Transcribe the listing that follows in full, omitting pictures.

START

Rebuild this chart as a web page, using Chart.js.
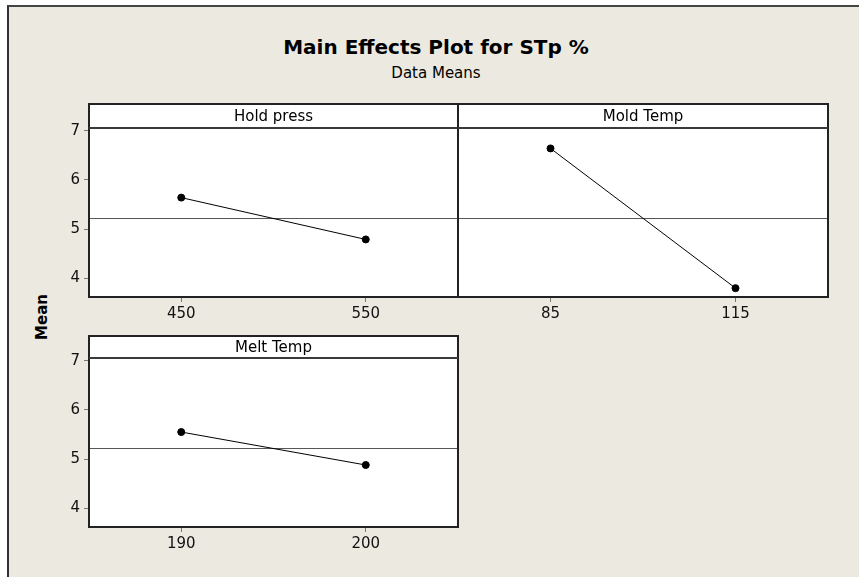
<!DOCTYPE html>
<html>
<head>
<meta charset="utf-8">
<script src="https://cdn.jsdelivr.net/npm/chart.js@4/dist/chart.umd.min.js"></script>
<style>
  html, body { margin: 0; padding: 0; background: #ffffff; }
  #page { position: relative; width: 859px; height: 577px; overflow: hidden; background: #ffffff; }
  #frame { position: absolute; left: 7px; top: 5px; width: 900px; height: 620px;
           background: #ECE9E0; border-left: 2px solid #333; border-top: 2px solid #444; box-sizing: border-box; }
  canvas.panel { position: absolute; left: 0; top: 0; }
  .txt { position: absolute; font-family: "DejaVu Sans", sans-serif; color: #000; white-space: nowrap; line-height: 1; }
  #title { left: 0; width: 872px; text-align: center; top: 37px; font-size: 20px; font-weight: bold; }
  #subtitle { left: 0; width: 872px; text-align: center; top: 66px; font-size: 15px; }
  #ylab { left: 42px; top: 317px; font-size: 15px; font-weight: bold; transform: translate(-50%, -50%) rotate(-90deg); }
</style>
</head>
<body>
<div id="page">
  <div id="frame"></div>
  <div class="txt" id="title">Main Effects Plot for STp %</div>
  <div class="txt" id="subtitle">Data Means</div>
  <div class="txt" id="ylab">Mean</div>
  <canvas class="panel" id="c1" width="859" height="577"></canvas>
  <canvas class="panel" id="c2" width="859" height="577"></canvas>
  <canvas class="panel" id="c3" width="859" height="577"></canvas>
</div>
<script>
// ---- data ----
const factors = ["Hold press", "Mold Temp", "Melt Temp"];
const holdPressLevels = ["450", "550"];
const holdPressMeans = [5.64, 4.79];
const moldTempLevels = ["85", "115"];
const moldTempMeans = [6.64, 3.80];
const meltTempLevels = ["190", "200"];
const meltTempMeans = [5.55, 4.88];
const grandMean = [5.215];
const yTicks = [4, 5, 6, 7];
const yRange = [3.62, 7.055];

const FONT = '"DejaVu Sans", sans-serif';

const panelPlugin = {
  id: 'panelBox',
  beforeDraw(chart, args, opts) {
    const a = chart.chartArea, ctx = chart.ctx;
    ctx.save();
    ctx.fillStyle = '#ffffff';
    ctx.fillRect(a.left, a.top - opts.stripH, a.right - a.left, a.bottom - a.top + opts.stripH);
    ctx.restore();
  },
  afterDraw(chart, args, opts) {
    const a = chart.chartArea, ctx = chart.ctx;
    ctx.save();
    ctx.lineWidth = 2;
    ctx.strokeStyle = '#222';
    ctx.strokeRect(a.left, a.top - opts.stripH, a.right - a.left, a.bottom - a.top + opts.stripH);
    ctx.strokeStyle = '#3a3a3a';
    ctx.beginPath();
    ctx.moveTo(a.left, a.top);
    ctx.lineTo(a.right, a.top);
    ctx.stroke();
    ctx.fillStyle = '#000';
    ctx.font = '15px ' + FONT;
    ctx.textAlign = 'center';
    ctx.textBaseline = 'middle';
    ctx.fillText(opts.label, (a.left + a.right) / 2, a.top - opts.stripH / 2 + 1);
    ctx.restore();
  }
};

function makePanel(id, label, levels, means, pad, stripH, showY) {
  return new Chart(document.getElementById(id), {
    type: 'line',
    data: {
      datasets: [
        {
          data: [{x: -0.5, y: grandMean[0]}, {x: 1.5, y: grandMean[0]}],
          borderColor: '#555',
          borderWidth: 1,
          pointRadius: 0,
          order: 2
        },
        {
          data: means.map((m, i) => ({x: i, y: m})),
          borderColor: '#000',
          borderWidth: 1,
          pointRadius: 3.5,
          pointBackgroundColor: '#000',
          pointBorderColor: '#000',
          order: 1
        }
      ]
    },
    options: {
      responsive: false,
      animation: false,
      devicePixelRatio: 1,
      layout: { autoPadding: false, padding: pad },
      plugins: {
        legend: { display: false },
        tooltip: { enabled: false },
        panelBox: { label: label, stripH: stripH }
      },
      scales: {
        x: {
          type: 'linear',
          min: -0.5, max: 1.5,
          afterBuildTicks: s => { s.ticks = levels.map((l, i) => ({value: i})); },
          afterFit: s => { s.height = 30; },
          ticks: { callback: v => levels[v], color: '#111', font: { family: FONT, size: 15 }, padding: 3, maxRotation: 0 },
          grid: { drawOnChartArea: false, drawTicks: true, tickLength: 5, color: '#777' },
          border: { display: false }
        },
        y: {
          type: 'linear',
          display: showY,
          min: yRange[0], max: yRange[1],
          afterBuildTicks: s => { s.ticks = yTicks.map(v => ({value: v})); },
          afterFit: s => { s.width = showY ? 30 : 0; },
          ticks: { color: '#111', font: { family: FONT, size: 15 }, padding: 4 },
          grid: { drawOnChartArea: false, drawTicks: true, tickLength: 5, color: '#777' },
          border: { display: false }
        }
      }
    },
    plugins: [panelPlugin]
  });
}

makePanel('c1', factors[0], holdPressLevels, holdPressMeans, {left: 59, right: 401, top: 128, bottom: 250}, 24, true);
makePanel('c2', factors[1], moldTempLevels, moldTempMeans, {left: 458, right: 31, top: 128, bottom: 250}, 24, false);
makePanel('c3', factors[2], meltTempLevels, meltTempMeans, {left: 59, right: 401, top: 358, bottom: 20}, 22, true);
</script>
</body>
</html>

END

▶ [The output]
Rebuild this chart as a web page, using Chart.js.
<!DOCTYPE html>
<html>
<head>
<meta charset="utf-8">
<script src="https://cdn.jsdelivr.net/npm/chart.js@4/dist/chart.umd.min.js"></script>
<style>
  html, body { margin: 0; padding: 0; background: #ffffff; }
  #page { position: relative; width: 859px; height: 577px; overflow: hidden; background: #ffffff; }
  #frame { position: absolute; left: 7px; top: 5px; width: 900px; height: 620px;
           background: #ECE9E0; border-left: 2px solid #333; border-top: 2px solid #444; box-sizing: border-box; }
  canvas.panel { position: absolute; left: 0; top: 0; }
  .txt { position: absolute; font-family: "DejaVu Sans", sans-serif; color: #000; white-space: nowrap; line-height: 1; }
  #title { left: 0; width: 872px; text-align: center; top: 37px; font-size: 20px; font-weight: bold; }
  #subtitle { left: 0; width: 872px; text-align: center; top: 66px; font-size: 15px; }
  #ylab { left: 42px; top: 317px; font-size: 15px; font-weight: bold; transform: translate(-50%, -50%) rotate(-90deg); }
</style>
</head>
<body>
<div id="page">
  <div id="frame"></div>
  <div class="txt" id="title">Main Effects Plot for STp %</div>
  <div class="txt" id="subtitle">Data Means</div>
  <div class="txt" id="ylab">Mean</div>
  <canvas class="panel" id="c1" width="859" height="577"></canvas>
  <canvas class="panel" id="c2" width="859" height="577"></canvas>
  <canvas class="panel" id="c3" width="859" height="577"></canvas>
</div>
<script>
// ---- data ----
const factors = ["Hold press", "Mold Temp", "Melt Temp"];
const holdPressLevels = ["450", "550"];
const holdPressMeans = [5.64, 4.79];
const moldTempLevels = ["85", "115"];
const moldTempMeans = [6.64, 3.80];
const meltTempLevels = ["190", "200"];
const meltTempMeans = [5.55, 4.88];
const grandMean = [5.215];
const yTicks = [4, 5, 6, 7];
const yRange = [3.62, 7.055];

const FONT = '"DejaVu Sans", sans-serif';

const panelPlugin = {
  id: 'panelBox',
  beforeDraw(chart, args, opts) {
    const a = chart.chartArea, ctx = chart.ctx;
    ctx.save();
    ctx.fillStyle = '#ffffff';
    ctx.fillRect(a.left, a.top - opts.stripH, a.right - a.left, a.bottom - a.top + opts.stripH);
    ctx.restore();
  },
  afterDraw(chart, args, opts) {
    const a = chart.chartArea, ctx = chart.ctx;
    ctx.save();
    ctx.lineWidth = 2;
    ctx.strokeStyle = '#222';
    ctx.strokeRect(a.left, a.top - opts.stripH, a.right - a.left, a.bottom - a.top + opts.stripH);
    ctx.strokeStyle = '#3a3a3a';
    ctx.beginPath();
    ctx.moveTo(a.left, a.top);
    ctx.lineTo(a.right, a.top);
    ctx.stroke();
    ctx.fillStyle = '#000';
    ctx.font = '15px ' + FONT;
    ctx.textAlign = 'center';
    ctx.textBaseline = 'middle';
    ctx.fillText(opts.label, (a.left + a.right) / 2, a.top - opts.stripH / 2 + 1);
    ctx.restore();
  }
};

function makePanel(id, label, levels, means, pad, stripH, showY) {
  return new Chart(document.getElementById(id), {
    type: 'line',
    data: {
      datasets: [
        {
          data: [{x: -0.5, y: grandMean[0]}, {x: 1.5, y: grandMean[0]}],
          borderColor: '#555',
          borderWidth: 1,
          pointRadius: 0,
          order: 2
        },
        {
          data: means.map((m, i) => ({x: i, y: m})),
          borderColor: '#000',
          borderWidth: 1,
          pointRadius: 3.5,
          pointBackgroundColor: '#000',
          pointBorderColor: '#000',
          order: 1
        }
      ]
    },
    options: {
      responsive: false,
      animation: false,
      devicePixelRatio: 1,
      layout: { autoPadding: false, padding: pad },
      plugins: {
        legend: { display: false },
        tooltip: { enabled: false },
        panelBox: { label: label, stripH: stripH }
      },
      scales: {
        x: {
          type: 'linear',
          min: -0.5, max: 1.5,
          afterBuildTicks: s => { s.ticks = levels.map((l, i) => ({value: i})); },
          afterFit: s => { s.height = 30; },
          ticks: { callback: v => levels[v], color: '#111', font: { family: FONT, size: 15 }, padding: 3, maxRotation: 0 },
          grid: { drawOnChartArea: false, drawTicks: true, tickLength: 5, color: '#777' },
          border: { display: false }
        },
        y: {
          type: 'linear',
          display: showY,
          min: yRange[0], max: yRange[1],
          afterBuildTicks: s => { s.ticks = yTicks.map(v => ({value: v})); },
          afterFit: s => { s.width = showY ? 30 : 0; },
          ticks: { color: '#111', font: { family: FONT, size: 15 }, padding: 4 },
          grid: { drawOnChartArea: false, drawTicks: true, tickLength: 5, color: '#777' },
          border: { display: false }
        }
      }
    },
    plugins: [panelPlugin]
  });
}

makePanel('c1', factors[0], holdPressLevels, holdPressMeans, {left: 59, right: 401, top: 128, bottom: 250}, 24, true);
makePanel('c2', factors[1], moldTempLevels, moldTempMeans, {left: 458, right: 31, top: 128, bottom: 250}, 24, false);
makePanel('c3', factors[2], meltTempLevels, meltTempMeans, {left: 59, right: 401, top: 358, bottom: 20}, 22, true);
</script>
</body>
</html>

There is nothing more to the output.